13. APPLICATION FOR SETTING ASIDE AN ARBITRAL AWARD
Section 34 of the Act provides that an application for setting aside an award can be made by a party only after issuing a prior notice to the other party if,
a party was under some incapacity; or
the arbitration agreement was not valid under the governing law; or
a party was not given proper notice of the appointment of the arbitrator or on the arbitral proceedings; or
the award deals with a dispute not contemplated by or not falling within the terms of submissions to arbitration or it contains decisions beyond the scope of the submissions; or
the composition of the arbitral tribunal or the arbitral procedure was not in accordance with the agreement of the parties; or
If the court finds that: (a) that the subject matter of the dispute is not capable of settlement by arbitration; or (b) the arbitral award is in conflict with the public policy of India.
The term “public policy” includes:
a) If the making of the award was affected by fraud or corruption.
b) If it is in conflict with the fundamental policy of India.
c) If it is in contravention to basic notions of morality or justice.
The application made under this section shall be disposed of within a period of one year from the date on which the notice is served upon the other party.

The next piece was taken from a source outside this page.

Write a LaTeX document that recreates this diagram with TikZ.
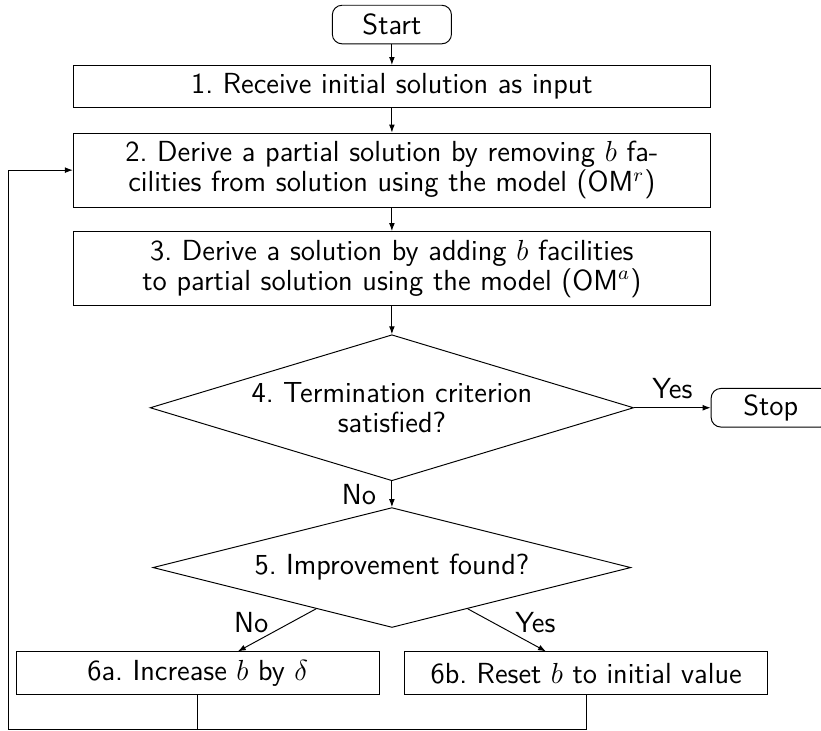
\documentclass[tikz,border=0pt]{standalone}
\usepackage{amsmath}
\usepackage{amssymb}
\usepackage{fontspec}
\usepackage{tikz}
\usetikzlibrary{arrows.meta, positioning, shapes.geometric}
\frenchspacing

\begin{document}
\begin{tikzpicture}[
  every node/.style={font=\sffamily\fontsize{12pt}{12.5pt}\selectfont},
  >={Latex[length=3.3pt, width=2.4pt]},
  termbox/.style={draw, rectangle, rounded corners=4pt, minimum width=1.73cm, minimum height=0.56cm, inner sep=2pt},
  stepbox/.style={draw, rectangle, minimum width=9.25cm, minimum height=0.6cm, text width=9.0cm, inner sep=3.33pt, align=center},
  actbox/.style={draw, rectangle, minimum width=5.27cm, minimum height=0.62cm, inner sep=2pt},
  decision/.style={draw, diamond, inner sep=-2mm, align=center},
]

% --- Frame ---
\useasboundingbox (-5.69, 0) rectangle (6.23, -10.61);

\def\loopX{-5.56}  % return line
\def\loopY{-10.59}

% Main column
\node[termbox] (start) at (0, -0.356) {Start};
\node[stepbox] (recv) at (0, -1.255) {1. Receive initial solution as input};
\node[stepbox] (remove) at (0, -2.47) {2. Derive a partial solution by removing $b$ facilities from solution using the model (OM$^r$)};
\node[stepbox] (add) at (0, -3.90) {3. Derive a solution by adding $b$ facilities to partial solution using the model (OM$^a$)};

% Decisions
\node[decision, shape aspect=3.31, minimum width=7.02cm, minimum height=2.12cm] (term) at (0, -5.92) {4. Termination criterion\\satisfied?};
\node[termbox] (stop) at (5.5, -5.92) {Stop};
\node[decision, shape aspect=3.99, minimum width=6.94cm, minimum height=1.74cm] (impr) at (0, -8.24) {5. Improvement found?};

% Updates of b
\node[actbox] (incr) at (-2.82, -9.775) {6a. Increase $b$ by $\delta$};
\node[actbox] (reset) at (2.82, -9.775) {6b. Reset $b$ to initial value};

% Arrows
\draw[->] (start) -- (recv);
\draw[->] (recv) -- (remove);
\draw[->] (remove) -- (add);
\draw[->] (add) -- (term);
\draw[->] (term) -- node[above] {Yes} (stop);
\draw[->] (term) -- node[left=3pt] {No} (impr);
\draw[->] (impr) -- node[left, yshift=3pt] {No} (incr);
\draw[->] (impr) -- node[right, yshift=3pt] {Yes} (reset);

% Loop back to step 2
\coordinate (corner) at (\loopX, \loopY);
\draw (incr.south) -- (incr.south |- corner);
\draw[->] (reset.south) |- (corner) |- (remove.west);

\end{tikzpicture}
\end{document}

Limitation of Time: Section 34(3) of the Act provides that an application for setting aside an award shall not be entertained by the court if it is made after three months have elapsed from the date on which the applicant had received the arbitral award. A further period of 30 days can be provided if the court satisfied that the applicant shows sufficient cause for the delay.

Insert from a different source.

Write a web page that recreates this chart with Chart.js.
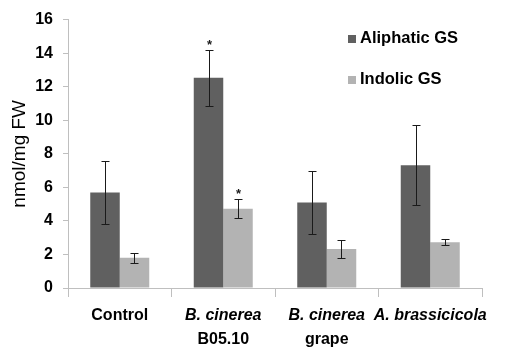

14. FINALITY AND ENFORCEMENT OF ARBITRAL AWARDS Section 35 of the Act provides an arbitral award shall be final and binding on the parties and persons claiming under them. Section 36 of the Act provides a mere filing of an appeal challenging the arbitral award does not amount to a stay of the award. A separate application for stay would have to be filed by the losing party and the court will have to record its reasons in writing for granting a stay of the award and while doing so, the court has the power to direct the losing party to deposit amounts or provide reasonable security as a pre-condition for the grant of stay of the arbitral award. The arbitral award becomes enforceable when the time for making an application to set-aside an arbitral award under Section 34 of this Act has expired, or when such application is made, but refused by court on merits.
15. CONFIDENTIALITY
There is no provision for confidentiality in arbitrations under Indian law but an agreement or a clause on confidentiality may be included in the arbitration agreements.